Aliás, essa sua, digamos, precocidade para o sucesso desperta ciúmes entre os poetas contemporâneos?

Ciúmes é salutar. Inveja é nociva. Recebo muitas cartas e e-mails falando de minha poesia. Alegro-me: todo leitor é um novo idioma. Percebo que a poesia brasileira precisa ter mais humor e autocrítica, que reduziria a formação de tribos e seitas. Não existe fanático com humor. "Quem ri os males espanta", refaço o provérbio. Um problema da literatura brasileira é o hábito de não gostar daquilo que não é espelho. A literatura virou narcisística. Não se lê para entender e respeitar uma outra voz, mas para confirmar a sua.
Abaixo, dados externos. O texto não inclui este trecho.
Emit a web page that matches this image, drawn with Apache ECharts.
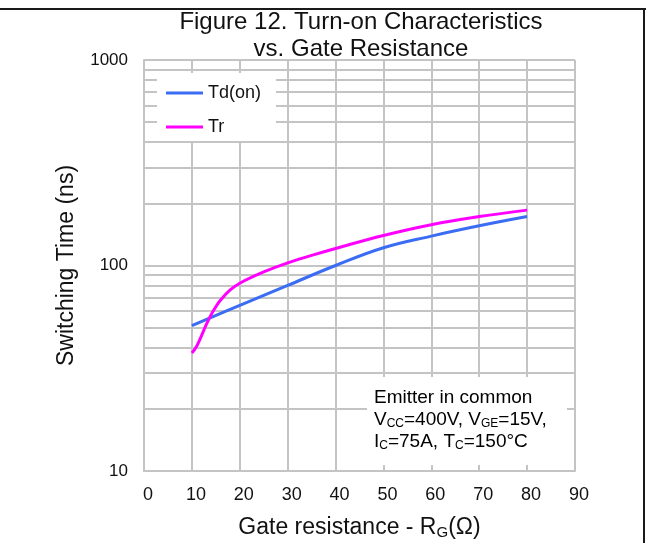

Ou seja, não se está lendo, mas escrevendo sobre o outro. Eu leio para compreender e amar outros estilos, diferentes do meu. Poesia não é religião. O que adianta ter herdeiros se falta paternidade no autor? Somente a estranheza é ecumênica.


Como você vê a poesia produzida hoje no Brasil? Já podemos dizer que temos uma Geração 90?
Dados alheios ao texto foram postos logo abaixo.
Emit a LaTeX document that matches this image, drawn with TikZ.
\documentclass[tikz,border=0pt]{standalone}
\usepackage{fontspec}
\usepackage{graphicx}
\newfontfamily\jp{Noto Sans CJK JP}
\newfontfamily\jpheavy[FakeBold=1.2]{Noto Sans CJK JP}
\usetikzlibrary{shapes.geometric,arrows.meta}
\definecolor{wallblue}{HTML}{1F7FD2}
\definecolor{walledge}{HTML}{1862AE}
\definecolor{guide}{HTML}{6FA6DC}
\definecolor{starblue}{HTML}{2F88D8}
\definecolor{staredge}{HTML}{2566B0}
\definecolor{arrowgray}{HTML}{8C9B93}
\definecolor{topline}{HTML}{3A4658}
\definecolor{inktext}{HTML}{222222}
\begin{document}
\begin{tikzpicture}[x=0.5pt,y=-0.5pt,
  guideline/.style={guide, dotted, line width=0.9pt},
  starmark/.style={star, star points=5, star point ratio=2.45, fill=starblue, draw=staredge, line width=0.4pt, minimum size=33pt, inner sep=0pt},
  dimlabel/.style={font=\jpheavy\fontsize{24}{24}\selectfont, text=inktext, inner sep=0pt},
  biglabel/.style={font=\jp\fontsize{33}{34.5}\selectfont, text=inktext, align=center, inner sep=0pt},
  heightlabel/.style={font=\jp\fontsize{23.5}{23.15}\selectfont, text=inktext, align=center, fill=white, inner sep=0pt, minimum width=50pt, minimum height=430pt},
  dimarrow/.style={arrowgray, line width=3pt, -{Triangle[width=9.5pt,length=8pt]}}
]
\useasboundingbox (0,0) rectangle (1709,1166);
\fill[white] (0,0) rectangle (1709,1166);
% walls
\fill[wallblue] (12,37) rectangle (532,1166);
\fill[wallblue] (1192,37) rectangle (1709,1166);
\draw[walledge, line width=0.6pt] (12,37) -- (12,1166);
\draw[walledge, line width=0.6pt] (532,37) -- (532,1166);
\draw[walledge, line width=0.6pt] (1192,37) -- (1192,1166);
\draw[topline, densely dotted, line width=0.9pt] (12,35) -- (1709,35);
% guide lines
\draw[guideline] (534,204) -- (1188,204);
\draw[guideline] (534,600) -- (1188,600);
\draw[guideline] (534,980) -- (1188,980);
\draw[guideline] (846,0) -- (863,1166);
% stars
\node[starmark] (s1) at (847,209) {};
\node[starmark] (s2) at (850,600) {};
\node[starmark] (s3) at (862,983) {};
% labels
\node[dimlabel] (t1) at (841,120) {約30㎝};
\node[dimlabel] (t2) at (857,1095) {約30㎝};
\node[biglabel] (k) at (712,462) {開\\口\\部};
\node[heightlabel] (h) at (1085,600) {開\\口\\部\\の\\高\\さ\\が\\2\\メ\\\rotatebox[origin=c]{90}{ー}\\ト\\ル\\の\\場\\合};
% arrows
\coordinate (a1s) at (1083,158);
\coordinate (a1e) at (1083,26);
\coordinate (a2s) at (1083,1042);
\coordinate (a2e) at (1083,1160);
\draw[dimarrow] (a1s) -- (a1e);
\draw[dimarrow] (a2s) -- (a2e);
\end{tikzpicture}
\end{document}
Identifico um grande momento da poesia brasileira, não sei se posso unificar em geração, mas há inúmeras vozes com fortes individualidades como Astier Basílio, Wilmar Silva, Fabrício Marques, Moacir Amâncio, Micheliny, Alberto Pucheu, Ricardo Silvestrin, Contador Borges, Fábio Weintraub, Régis Bonvicino, Age de Carvalho, Alexei Bueno, Carlito Azevedo, Eucanaã Ferraz, entre dezenas de autores de imaginário consolidado na faixa dos 30 a 45 anos. É tudo questão de confiança, não ficar com receio de errar e de dar nomes.
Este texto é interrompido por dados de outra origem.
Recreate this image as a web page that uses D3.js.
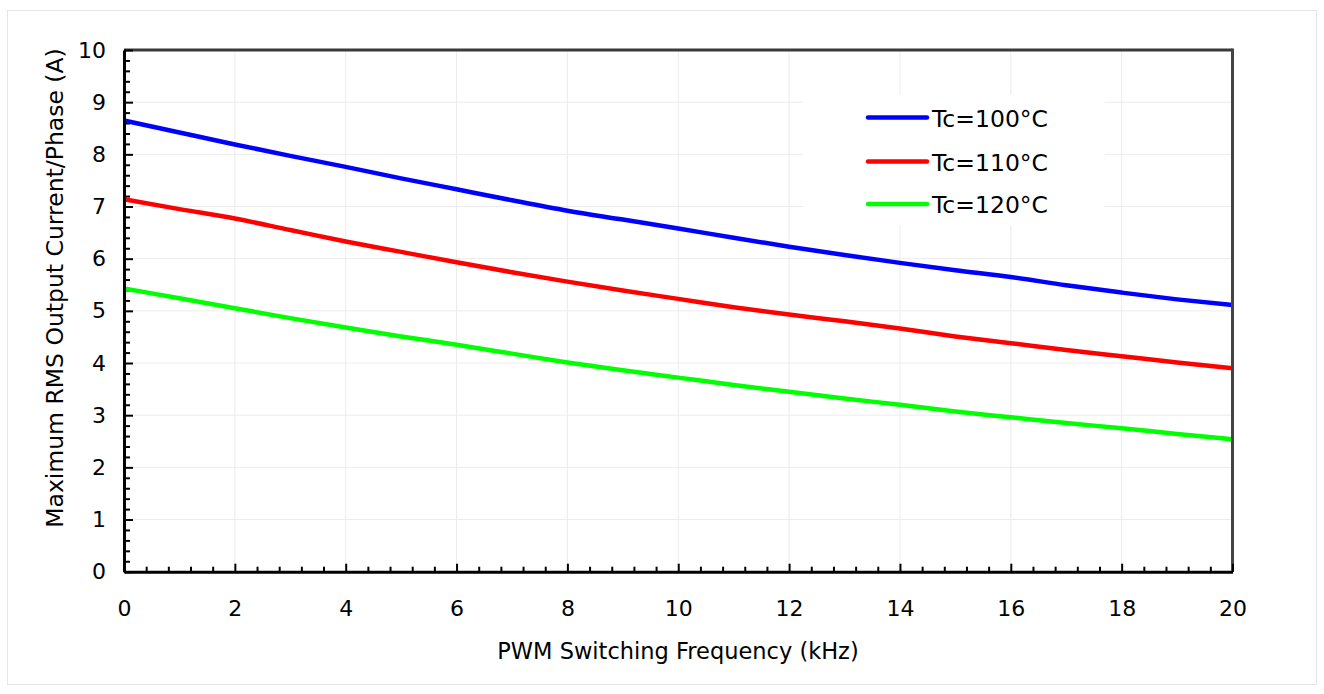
<!DOCTYPE html>
<html>
<head>
<meta charset="utf-8">
<script src="https://cdn.jsdelivr.net/npm/d3@7"></script>
<style>
  html, body { margin: 0; padding: 0; background: #ffffff; }
  svg { display: block; }
  text { font-family: "DejaVu Sans", Verdana, sans-serif; fill: #000; }
</style>
</head>
<body>
<svg id="chart" width="1324" height="694"></svg>
<script>
// ---- data ----
const frequencies = [0, 1, 2, 3, 4, 5, 6, 7, 8, 9, 10, 11, 12, 13, 14, 15, 16, 17, 18, 19, 20];
const tc100 = [8.65, 8.42, 8.19, 7.97, 7.76, 7.54, 7.33, 7.12, 6.92, 6.75, 6.58, 6.40, 6.23, 6.07, 5.92, 5.78, 5.65, 5.49, 5.35, 5.22, 5.11];
const tc110 = [7.14, 6.95, 6.77, 6.55, 6.33, 6.13, 5.93, 5.74, 5.56, 5.39, 5.23, 5.07, 4.93, 4.80, 4.66, 4.51, 4.38, 4.25, 4.13, 4.01, 3.90];
const tc120 = [5.43, 5.24, 5.05, 4.86, 4.68, 4.51, 4.35, 4.18, 4.01, 3.86, 3.72, 3.58, 3.45, 3.32, 3.20, 3.07, 2.96, 2.85, 2.75, 2.64, 2.54];
const seriesNames = ["Tc=100°C", "Tc=110°C", "Tc=120°C"];
const seriesColors = ["#0000ff", "#ff0000", "#00ff00"];
const xTickValues = [0, 2, 4, 6, 8, 10, 12, 14, 16, 18, 20];
const yTickValues = [0, 1, 2, 3, 4, 5, 6, 7, 8, 9, 10];
const xTitle = "PWM Switching Frequency (kHz)";
const yTitle = "Maximum RMS Output Current/Phase (A)";

// ---- layout ----
const svg = d3.select("#chart");
const plot = { left: 124, right: 1232.5, top: 50, bottom: 571.7 };

const x = d3.scaleLinear().domain([0, 20]).range([plot.left, plot.right]);
const y = d3.scaleLinear().domain([0, 10]).range([plot.bottom, plot.top]);

// outer faint frame
svg.append("rect")
  .attr("x", 7.5).attr("y", 10.5)
  .attr("width", 1309).attr("height", 674)
  .attr("fill", "none").attr("stroke", "#e6e6e6").attr("stroke-width", 1);

// gridlines
const grid = svg.append("g").attr("class", "grid");
grid.selectAll("line.gx").data(xTickValues.slice(1, -1)).join("line")
  .attr("x1", d => x(d)).attr("x2", d => x(d))
  .attr("y1", plot.top).attr("y2", plot.bottom)
  .attr("stroke", "#ececec").attr("stroke-width", 1);
grid.selectAll("line.gy").data(yTickValues.slice(1, -1)).join("line")
  .attr("x1", plot.left).attr("x2", plot.right)
  .attr("y1", d => y(d)).attr("y2", d => y(d))
  .attr("stroke", "#ececec").attr("stroke-width", 1);

// legend background (covers gridlines)
svg.append("rect")
  .attr("x", 803).attr("y", 95).attr("width", 302).attr("height", 130)
  .attr("fill", "#ffffff");

// minor ticks
const xMinor = d3.range(0, 20.001, 0.4).map(v => +v.toFixed(1)).filter(v => v % 2 !== 0);
const yMinor = d3.range(0, 10.001, 0.2).map(v => +v.toFixed(1)).filter(v => Math.abs(v - Math.round(v)) > 1e-6);

svg.append("g")
  .attr("transform", `translate(0,${plot.bottom})`)
  .call(d3.axisBottom(x).tickValues(xMinor).tickSize(-5).tickSizeOuter(0).tickFormat(""))
  .call(g => g.select(".domain").remove())
  .call(g => g.selectAll("line").attr("stroke", "#000").attr("stroke-width", 2));

svg.append("g")
  .attr("transform", `translate(${plot.left},0)`)
  .call(d3.axisLeft(y).tickValues(yMinor).tickSize(-6).tickSizeOuter(0).tickFormat(""))
  .call(g => g.select(".domain").remove())
  .call(g => g.selectAll("line").attr("stroke", "#000").attr("stroke-width", 2));

// series lines
const seriesData = [tc100, tc110, tc120];
const line = d3.line()
  .x((d, i) => x(frequencies[i]))
  .y(d => y(d))
  .curve(d3.curveMonotoneX);

svg.append("g").selectAll("path.series").data(seriesData).join("path")
  .attr("class", "series")
  .attr("d", d => line(d))
  .attr("fill", "none")
  .attr("stroke", (d, i) => seriesColors[i])
  .attr("stroke-width", 4.5)
  .attr("stroke-linejoin", "round")
  .attr("stroke-linecap", "butt");

// top and right frame
svg.append("line")
  .attr("x1", plot.left).attr("x2", plot.right)
  .attr("y1", plot.top).attr("y2", plot.top)
  .attr("stroke", "#3a3a3a").attr("stroke-width", 3);
svg.append("line")
  .attr("x1", plot.right).attr("x2", plot.right)
  .attr("y1", plot.top - 1.5).attr("y2", plot.bottom)
  .attr("stroke", "#444444").attr("stroke-width", 3);

// major axes
svg.append("g")
  .attr("transform", `translate(0,${plot.bottom})`)
  .call(d3.axisBottom(x).tickValues(xTickValues).tickSize(-8).tickSizeOuter(0).tickPadding(29))
  .call(g => g.select(".domain").attr("stroke", "#000").attr("stroke-width", 3))
  .call(g => g.selectAll(".tick line").attr("stroke", "#000").attr("stroke-width", 2))
  .call(g => g.selectAll(".tick text").attr("font-size", 22).attr("font-family", "DejaVu Sans").attr("fill", "#000"));

svg.append("g")
  .attr("transform", `translate(${plot.left},0)`)
  .call(d3.axisLeft(y).tickValues(yTickValues).tickSize(-9).tickSizeOuter(0).tickPadding(18))
  .call(g => g.select(".domain").attr("stroke", "#000").attr("stroke-width", 3))
  .call(g => g.selectAll(".tick line").attr("stroke", "#000").attr("stroke-width", 2))
  .call(g => g.selectAll(".tick text").attr("font-size", 22).attr("font-family", "DejaVu Sans").attr("fill", "#000"));

// axis titles
svg.append("text")
  .attr("x", 678).attr("y", 659)
  .attr("text-anchor", "middle")
  .attr("font-size", 22.5)
  .text(xTitle);

svg.append("text")
  .attr("transform", `translate(63,288) rotate(-90)`)
  .attr("text-anchor", "middle")
  .attr("font-size", 23.5)
  .text(yTitle);

// legend
const legend = svg.append("g");
const legendY = [117.5, 161.5, 204];
seriesNames.forEach((name, i) => {
  legend.append("line")
    .attr("x1", 868).attr("x2", 927)
    .attr("y1", legendY[i]).attr("y2", legendY[i])
    .attr("stroke", seriesColors[i]).attr("stroke-width", 4.5)
    .attr("stroke-linecap", "round");
  legend.append("text")
    .attr("x", 932).attr("y", legendY[i] + 9)
    .attr("font-size", 23.5)
    .text(name);
});
</script>
</body>
</html>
"Os heróis se calam não eu". Isso pode ser uma máxima a ser aplicada ao poeta Fabrício Carpinejar? A propósito, depois de "Cinco Marias" algum novo projeto em mente?

Pode ser aplicada na veia esverdeada de sol. Eu não vou me calar porque prefiro errar pelo excesso de amor do que pela falta dele. Em casa, fui ensinado a não deixar nada no prato, que é feio. Prometo não deixar nada em minha vida, nada que não seja a minha fome. A próxima obra será o Livro de Visitas, a ser publicado em 2005 pela Bertrand Brasil. Se eu passei até agora transformando a vida dos outros em minha vida, agora vou transformar a minha vida em ficção. Estamos de passagem, portanto, residimos no vôo.